Greek Finance Minister George Papaconstantinou said Friday any new austerity measures in the country would come from spending cuts and not new taxes.
“If a further adjustment is needed, it will be made in state spending cuts, where there really is waste that can be reduced,” Papaconstantinou told the private Mega channel. Greece has already slashed its runaway deficit by over 14 billion euros ($19 billion) this year under a draconian program of tax hikes and pay cuts mandated by the European Union and the International Monetary Fund in return for a massive loan that saved the country from looming bankruptcy. But a revised calculation of the Greek state deficit by EU data agency Eurostat that will now include the bulging losses of public companies is expected to still leave the government short of its targets.

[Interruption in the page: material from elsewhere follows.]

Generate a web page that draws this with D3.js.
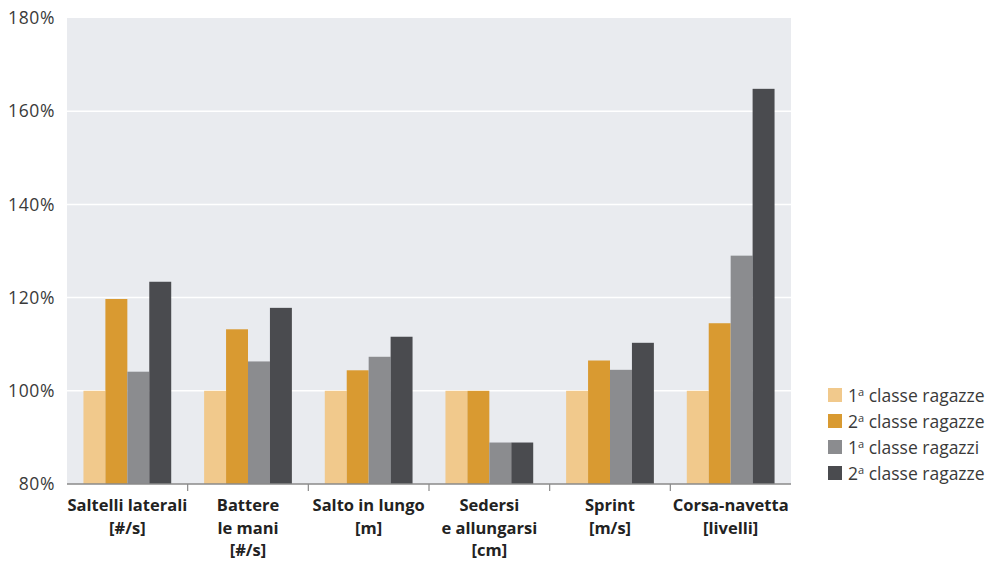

The revised deficit figures are expected to be released on Monday as a mission from the EU, the European Central Bank and the IMF arrives in Athens for a scheduled audit of Greek finances.
The new deficit figures are expected to show an upward revision for 2009 to more than 15.0 percent of GDP from 13.6 percent.
The EU-IMF inspection will determine if Greece will be given a third installment, worth nine billion euros ($12 billion), from the 110-billion-euro loan package.
Papandreou, who faces a local election test on Sunday, conceded Thursday that the public deficit will exceed the target. “The figure for 2009 will be substantially higher,” Papandreou told reporters.
The finance minister said on Friday that the cuts would likely be made in public companies where state inspectors have lately found exorbitant salaries and overstaffing. “We have spoken of the need to limit the deficits of public companies,” Papaconstantinou said. “At the end of a restructuring process, obviously public companies will have fewer staff than today. This can be done with transfers to other state services, retirement, or through the non-renewal of contracts that expire. “It does not mean mass layoffs of contract workers,” he said.
Papaconstantinou added that the government hoped to persuade its three creditors — known as the troika in Greece — that no new sacrifices would be necessary. He added that the three-year loan agreement, or memorandum, “is a living text that changes in time.”
The austerity measures adopted so far have already plunged the Greek economy into a growing recession. Earlier on Friday, official data showed the economy shrank by 4.5 percent in the last 12 months. Gross domestic product contracted by 1.1 percent in the third quarter from output in the second quarter, data from the Greek statistics agency said.